═════ MATERIAL

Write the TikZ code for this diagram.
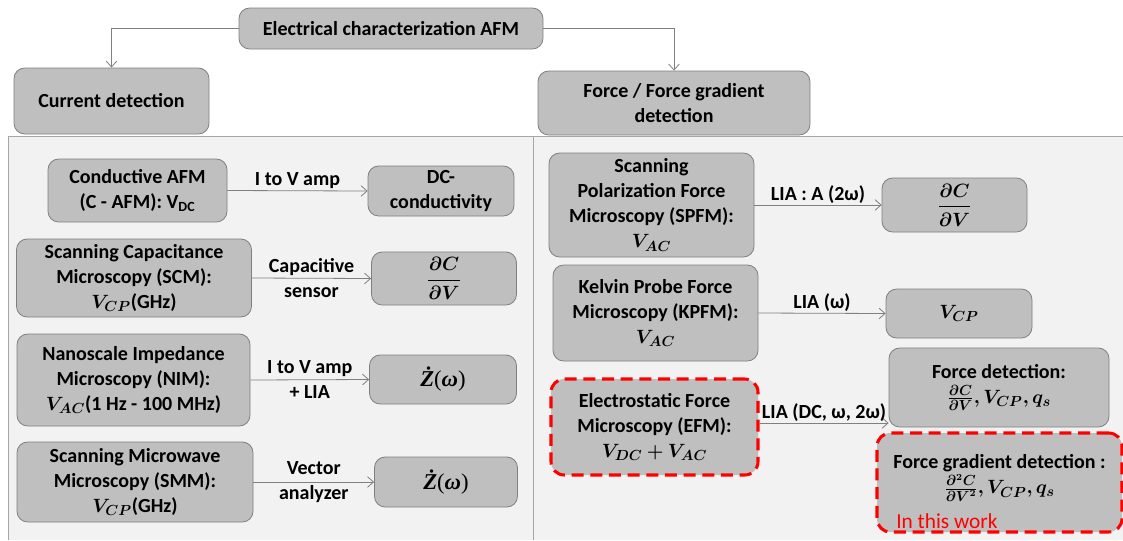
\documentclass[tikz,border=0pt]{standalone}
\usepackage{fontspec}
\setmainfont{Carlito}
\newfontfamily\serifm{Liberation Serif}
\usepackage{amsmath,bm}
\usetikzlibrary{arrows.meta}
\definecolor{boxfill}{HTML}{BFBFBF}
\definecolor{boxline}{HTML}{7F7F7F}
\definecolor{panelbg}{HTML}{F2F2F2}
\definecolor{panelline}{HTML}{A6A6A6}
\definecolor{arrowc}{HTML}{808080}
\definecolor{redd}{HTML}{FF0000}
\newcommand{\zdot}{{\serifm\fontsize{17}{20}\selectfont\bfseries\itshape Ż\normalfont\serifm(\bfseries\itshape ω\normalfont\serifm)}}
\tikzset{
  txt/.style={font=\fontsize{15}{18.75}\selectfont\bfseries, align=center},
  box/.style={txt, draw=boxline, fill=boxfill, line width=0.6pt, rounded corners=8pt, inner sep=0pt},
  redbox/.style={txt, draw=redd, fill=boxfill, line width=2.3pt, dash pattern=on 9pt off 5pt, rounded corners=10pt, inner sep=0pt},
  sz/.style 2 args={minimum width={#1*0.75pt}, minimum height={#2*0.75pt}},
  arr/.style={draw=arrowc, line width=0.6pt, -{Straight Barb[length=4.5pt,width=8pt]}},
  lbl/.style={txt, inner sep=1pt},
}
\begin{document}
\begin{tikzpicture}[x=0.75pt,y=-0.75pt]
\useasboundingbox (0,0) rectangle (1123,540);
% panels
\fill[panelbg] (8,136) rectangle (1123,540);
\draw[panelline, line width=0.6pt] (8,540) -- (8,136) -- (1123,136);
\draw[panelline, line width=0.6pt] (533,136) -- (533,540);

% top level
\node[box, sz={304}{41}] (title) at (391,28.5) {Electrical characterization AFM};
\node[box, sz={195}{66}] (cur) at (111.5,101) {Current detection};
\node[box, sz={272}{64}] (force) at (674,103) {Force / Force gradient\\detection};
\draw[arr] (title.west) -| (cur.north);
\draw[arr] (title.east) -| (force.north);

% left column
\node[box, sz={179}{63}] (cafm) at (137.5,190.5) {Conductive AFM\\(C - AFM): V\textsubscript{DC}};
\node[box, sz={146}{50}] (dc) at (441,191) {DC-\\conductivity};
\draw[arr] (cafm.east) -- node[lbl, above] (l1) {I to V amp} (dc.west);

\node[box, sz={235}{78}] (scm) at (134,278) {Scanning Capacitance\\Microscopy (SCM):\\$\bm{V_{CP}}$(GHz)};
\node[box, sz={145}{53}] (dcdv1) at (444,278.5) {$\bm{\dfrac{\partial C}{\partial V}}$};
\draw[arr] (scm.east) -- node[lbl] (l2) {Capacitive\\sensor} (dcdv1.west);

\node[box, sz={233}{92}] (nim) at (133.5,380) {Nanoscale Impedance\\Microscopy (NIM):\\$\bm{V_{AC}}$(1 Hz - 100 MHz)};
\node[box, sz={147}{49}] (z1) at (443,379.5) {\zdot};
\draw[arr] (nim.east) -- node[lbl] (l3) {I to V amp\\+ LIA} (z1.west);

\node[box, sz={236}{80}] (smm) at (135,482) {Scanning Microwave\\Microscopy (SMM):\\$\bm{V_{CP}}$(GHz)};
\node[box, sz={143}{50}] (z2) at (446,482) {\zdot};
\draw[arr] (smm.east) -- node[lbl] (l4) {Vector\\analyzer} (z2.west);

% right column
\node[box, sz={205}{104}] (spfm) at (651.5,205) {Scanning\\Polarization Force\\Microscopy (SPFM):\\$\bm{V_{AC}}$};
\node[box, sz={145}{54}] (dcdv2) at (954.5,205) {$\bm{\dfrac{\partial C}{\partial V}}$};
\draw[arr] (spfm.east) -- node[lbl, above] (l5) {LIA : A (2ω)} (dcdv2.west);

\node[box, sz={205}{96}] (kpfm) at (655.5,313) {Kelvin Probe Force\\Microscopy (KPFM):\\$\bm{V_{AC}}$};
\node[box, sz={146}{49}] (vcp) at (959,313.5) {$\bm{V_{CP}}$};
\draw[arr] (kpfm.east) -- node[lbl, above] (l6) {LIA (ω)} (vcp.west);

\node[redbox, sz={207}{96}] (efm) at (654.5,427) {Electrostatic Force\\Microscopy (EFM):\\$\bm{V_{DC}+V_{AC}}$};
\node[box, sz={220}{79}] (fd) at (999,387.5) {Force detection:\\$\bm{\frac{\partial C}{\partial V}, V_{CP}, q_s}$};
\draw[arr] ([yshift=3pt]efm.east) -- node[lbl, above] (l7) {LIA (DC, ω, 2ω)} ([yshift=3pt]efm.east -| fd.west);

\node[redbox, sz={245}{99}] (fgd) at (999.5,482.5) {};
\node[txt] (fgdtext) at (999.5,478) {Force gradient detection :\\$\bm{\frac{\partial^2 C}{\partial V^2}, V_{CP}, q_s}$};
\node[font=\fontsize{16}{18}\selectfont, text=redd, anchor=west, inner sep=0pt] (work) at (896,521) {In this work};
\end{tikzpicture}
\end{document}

══════════

Go through the material and copy out every line with "this" in it.

Write the TikZ code for this diagram.
\node[font=\fontsize{16}{18}\selectfont, text=redd, anchor=west, inner sep=0pt] (work) at (896,521) {In this work};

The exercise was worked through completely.